General most posting messages don't get cut until after 1 Apr due to the FY.  All about where the money comes from.  If cut in March then its from the previous years budget.  Its much more complicated than that but that the nut shell.  I too am waiting for a message that may not come due to cuts that have already been announce for my trade in regards to moves.  So the waiting game begins.


----------



## McG (9 Mar 2012)

Kirsten Luomala said:
			
		

> If cut in March then its from the previous years budget.


That is not how it works.  For a move that will happen next FY, the money will come from next FY regardless if the posting message is cut this month or next.

CDN Aviator has the right answer.  Normally posting messages come out sometime in March.  This year there has been a decision to hold off on all the messages that can be held-off until after the federal budget (so there are a tiny few who do have messages).  This delay will allow time to confirm that the CF is not committing to more moves than it can afford.


----------



## 211RadOp (22 Mar 2012)

I have just recieved some messages for my MCpls.  They are starting to come out for ACISS anyway.


----------



## Pommet (22 Mar 2012)

Supply Tech messages have been out since march 8th


----------



## mpdid (22 Mar 2012)

Saw some non OUTCAN/Semi-Iso posting messages for Clerks today.


----------



## CountDC (23 Mar 2012)

clerk messages for those posted in Canada were delayed as the CMs have been waiting for authority to release them.  I imagine the same for others.    Those posted locally can be actioned as there are no finances involved ie ASU Stad to HMCS ATHABASKAN.  Of course if the person already on the ship is slated for a cost move both messages will most likely be tied up.


----------



## mpdid (23 Mar 2012)

Yeah, I got an email about that. But I did see a few clerk cost move posting messages, most importantly, my replacement. Haven't seen mine as of yet, they will come soon enough.


----------



## armyvern (24 Mar 2012)

Pommet said:
			
		

> Supply Tech messages have been out since march 8th



Just a few though; those moves that must happen regardless of what the budget holds, or inner-base and no-cost moves.

The remainder (ie: the vast majority) will not be cut until the first week of April, and for the majority of those, the COS dates will be ~ 11 Jul.

I've got 1 Sup Tech posting message so far for our Regt and that's for a posting with a COS of 04 May; careers is sending me the rest the first week of April --- and that is expected to be for ~12 personnel. Nor am I expecting the message for my Tfc Tech, my cooks or my truckers who are posted this APS in until April as per their career managers.


----------



## opcougar (27 Mar 2012)

Msg rx'd today for myself, cost move within Ontario.
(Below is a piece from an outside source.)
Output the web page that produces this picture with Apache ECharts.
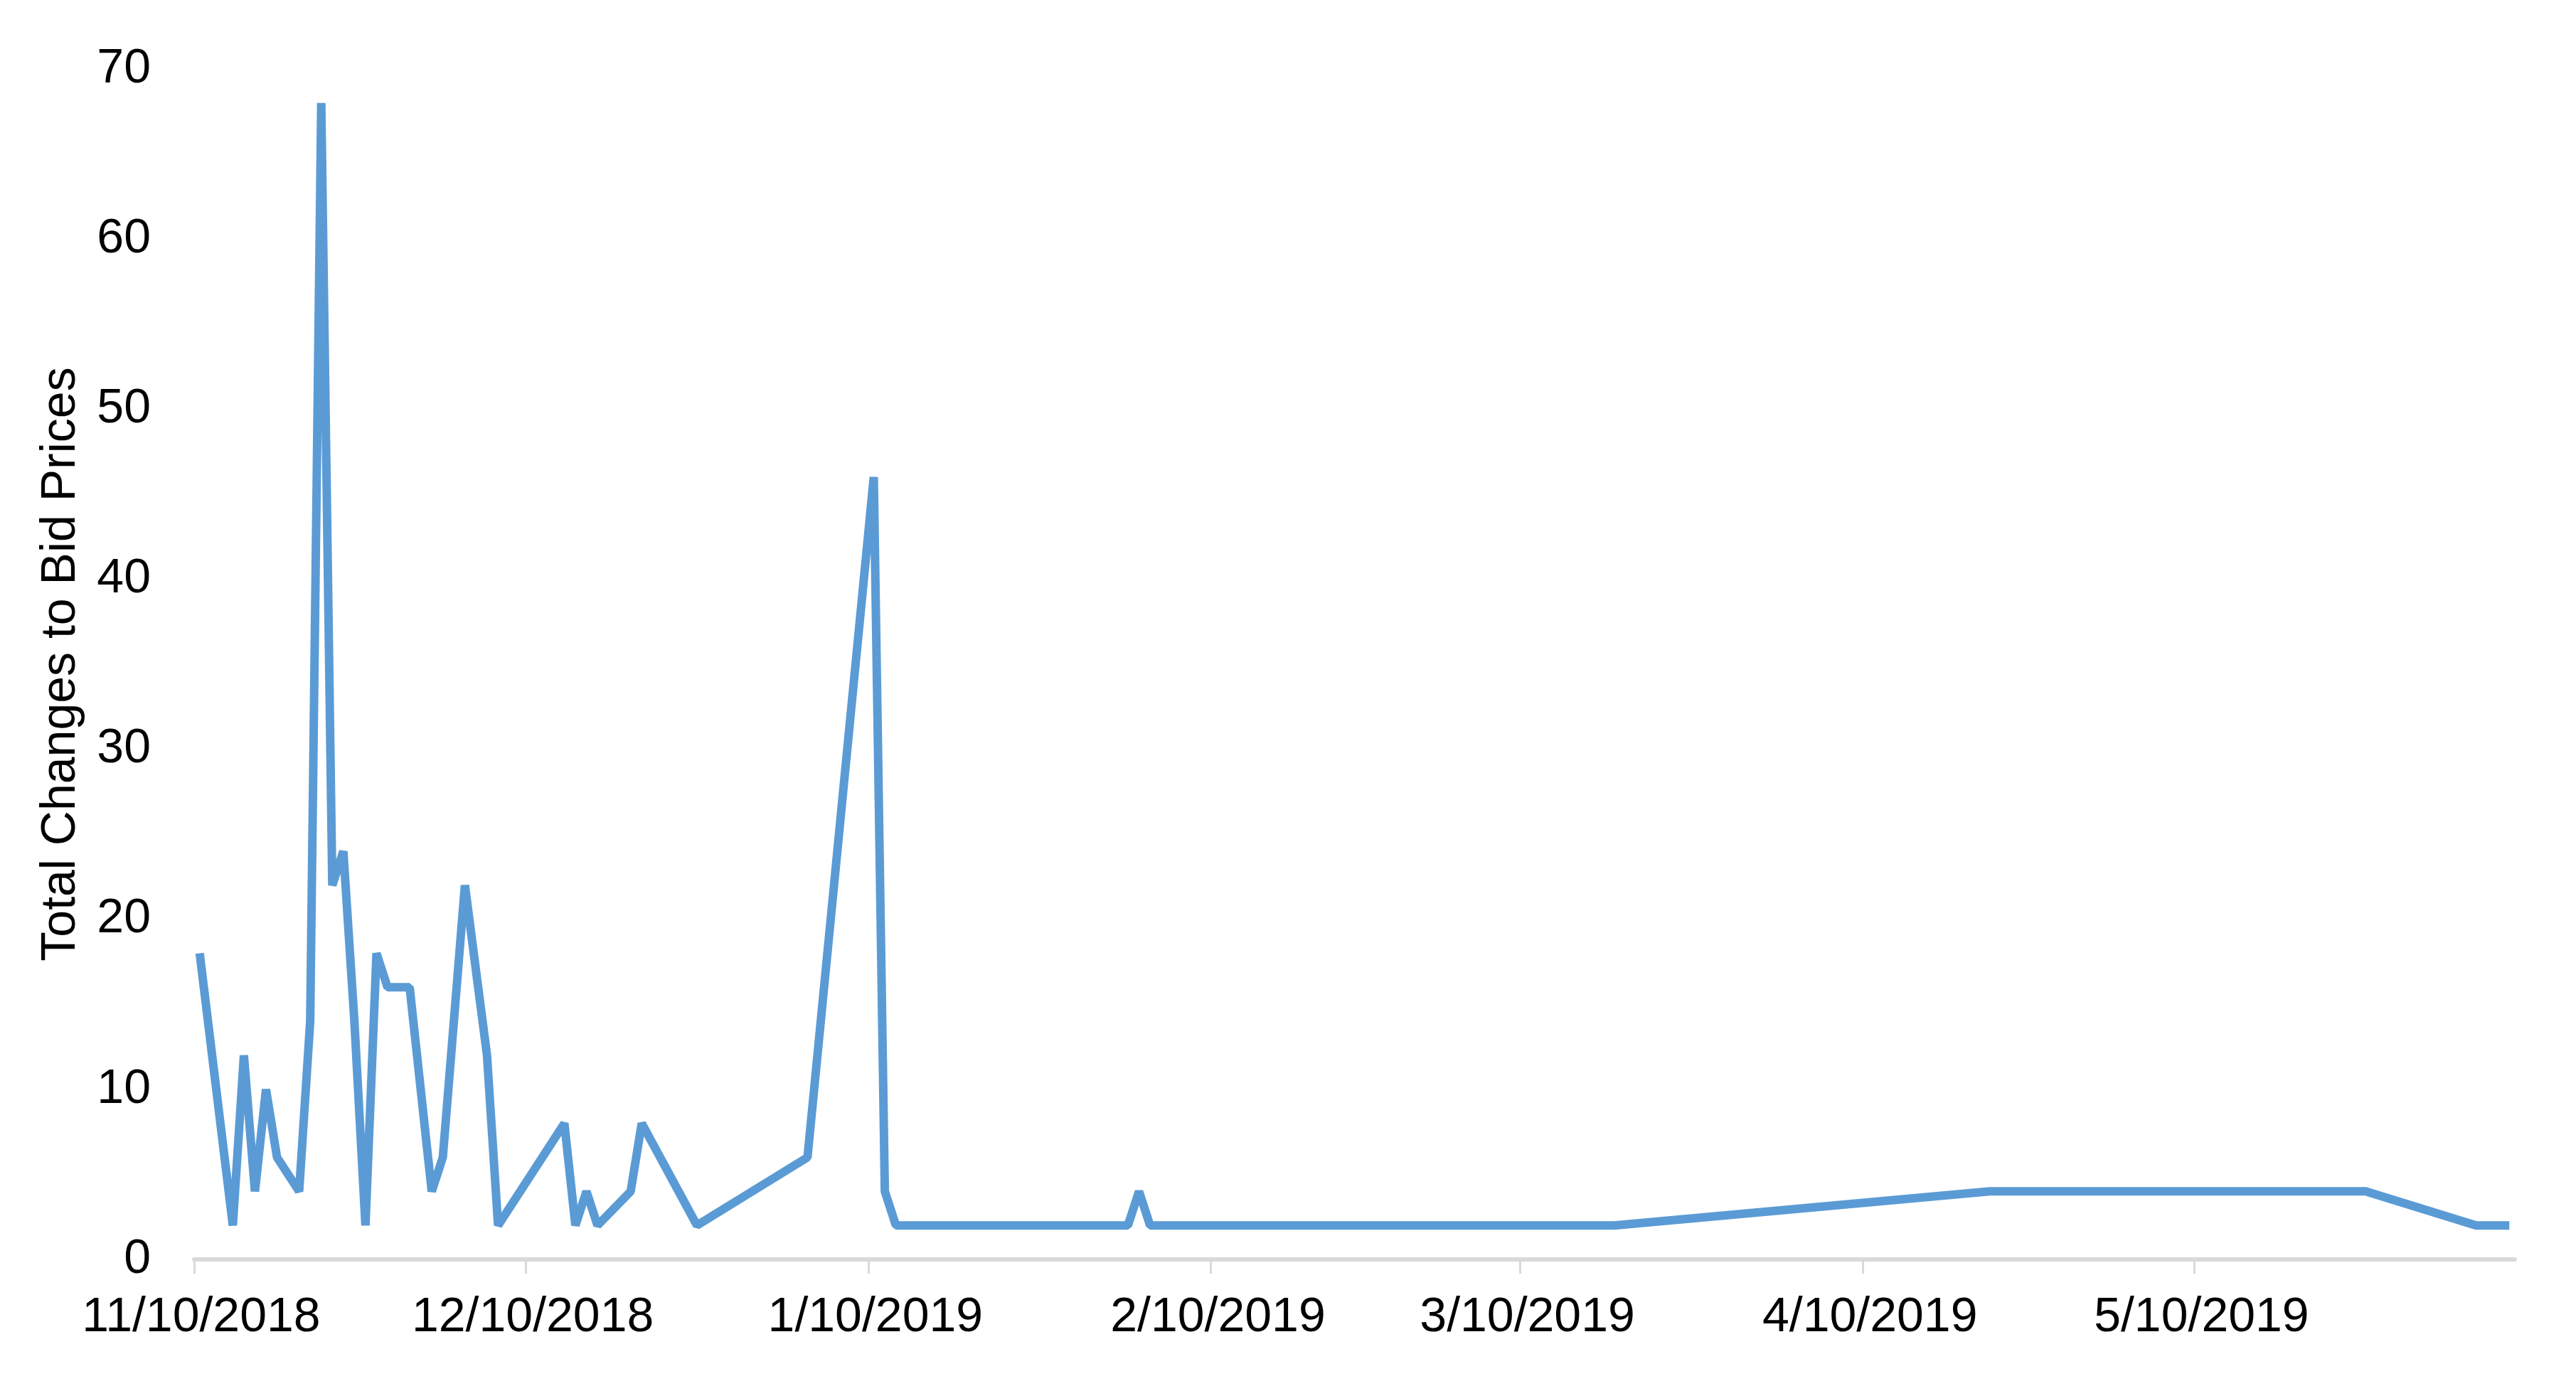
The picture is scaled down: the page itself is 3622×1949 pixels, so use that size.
<!DOCTYPE html>
<html>
<head>
<meta charset="utf-8">
<script src="https://cdn.jsdelivr.net/npm/echarts@6/dist/echarts.min.js"></script>
<style>
  html, body { margin: 0; padding: 0; background: #fff; }
  #chart { width: 3622px; height: 1949px; }
</style>
</head>
<body>
<div id="chart"></div>
<script>
// data
var dates = ['2018-11-10', '2018-11-13', '2018-11-14', '2018-11-15', '2018-11-16', '2018-11-17',
  '2018-11-19', '2018-11-20', '2018-11-21', '2018-11-22', '2018-11-23', '2018-11-24',
  '2018-11-25', '2018-11-26', '2018-11-27', '2018-11-29', '2018-12-01', '2018-12-02',
  '2018-12-04', '2018-12-06', '2018-12-07', '2018-12-13', '2018-12-14', '2018-12-15',
  '2018-12-16', '2018-12-19', '2018-12-20', '2018-12-25', '2019-01-04', '2019-01-10',
  '2019-01-11', '2019-01-12', '2019-02-02', '2019-02-03', '2019-02-04', '2019-03-18',
  '2019-04-21', '2019-05-25', '2019-06-04', '2019-06-07'];
var bidChanges = [18, 2, 12, 4, 10, 6, 4, 14, 68, 22, 24, 14, 2, 18, 16, 16, 4, 6, 22, 12,
  2, 8, 2, 4, 2, 4, 8, 2, 6, 46, 4, 2, 2, 4, 2, 2, 4, 4, 2, 2];
var tickDates = ['2018-11-10', '2018-12-10', '2019-01-10', '2019-02-10', '2019-03-10', '2019-04-10', '2019-05-10'];
var tickLabels = ['11/10/2018', '12/10/2018', '1/10/2019', '2/10/2019', '3/10/2019', '4/10/2019', '5/10/2019'];
var axisStart = '2018-11-10';
var axisEnd = '2019-06-08';

function toTime(s, hour) {
  var p = s.split('-');
  return new Date(+p[0], +p[1] - 1, +p[2], hour || 0).getTime();
}

// Excel date axis puts each day's point in the middle of its day slot
var seriesData = dates.map(function(d, i) { return [toTime(d, 12), bidChanges[i]]; });
var tickTimes = tickDates.map(function(d) { return toTime(d); });

var font = '"Liberation Sans", Arial, Helvetica, sans-serif';
var chart = echarts.init(document.getElementById('chart'));

chart.setOption({
  animation: false,
  backgroundColor: '#fff',
  grid: { left: 273, right: 86, top: 97, bottom: 178 },
  xAxis: {
    type: 'value',
    min: toTime(axisStart),
    max: toTime(axisEnd),
    scale: true,
    splitLine: { show: false },
    axisLine: { show: true, lineStyle: { color: '#d9d9d9', width: 6 } },
    axisTick: {
      show: true,
      customValues: tickTimes,
      length: 20,
      lineStyle: { color: '#d9d9d9', width: 3 }
    },
    axisLabel: {
      customValues: tickTimes,
      color: '#000',
      fontFamily: font,
      fontSize: 68,
      margin: 48,
      padding: [0, 0, 0, 20],
      formatter: function(v) {
        var i = tickTimes.indexOf(v);
        return i >= 0 ? tickLabels[i] : '';
      }
    }
  },
  yAxis: {
    type: 'value',
    min: 0,
    max: 70,
    interval: 10,
    name: 'Total Changes to Bid Prices',
    nameLocation: 'middle',
    nameGap: 153,
    nameTextStyle: { color: '#000', fontFamily: font, fontSize: 68 },
    axisLine: { show: false },
    axisTick: { show: false },
    splitLine: { show: false },
    axisLabel: { color: '#000', fontFamily: font, fontSize: 68, margin: 61 }
  },
  series: [{
    type: 'line',
    data: seriesData,
    showSymbol: false,
    lineStyle: { color: '#5b9bd5', width: 12 },
    itemStyle: { color: '#5b9bd5' }
  }]
});
</script>
</body>
</html>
Next on the to-do list : Put house on the market then contact IRP ( I know it should be the other way round )


----------



## dapaterson (27 Mar 2012)

Well, according to this, some folks are getting their posting messages...


----------



## armyvern (27 Mar 2012)

dapaterson said:
			
		

> Well, according to this, some folks are getting their posting messages...



Yeah, you're right. 

Some folks get those announced by message to the masses though. Not I.  8)


----------



## dapaterson (27 Mar 2012)

ArmyVern said:
			
		

> Some folks get those announced by message to the masses though. Not I.  8)



Not yet


----------



## DELTADOG13 (28 Mar 2012)

me neither! Still waiting......... :facepalm:


----------



## mpdid (29 Mar 2012)

DELTADOG13 said:
			
		

> me neither! Still waiting......... :facepalm:



Same here, but I believe mine will be later in July or early August. My replacement is due to come mid July though. We will see, I'm not worried. Business as usual. I promised my bosses no posting slumps!


----------



## 211RadOp (29 Mar 2012)

If my replacement's message is in, can I go into a slump?  I can't find the DAOD on posting slumps.


----------



## mpdid (30 Mar 2012)

Haha, nice. There should be a DAOD, but it was probably superseded.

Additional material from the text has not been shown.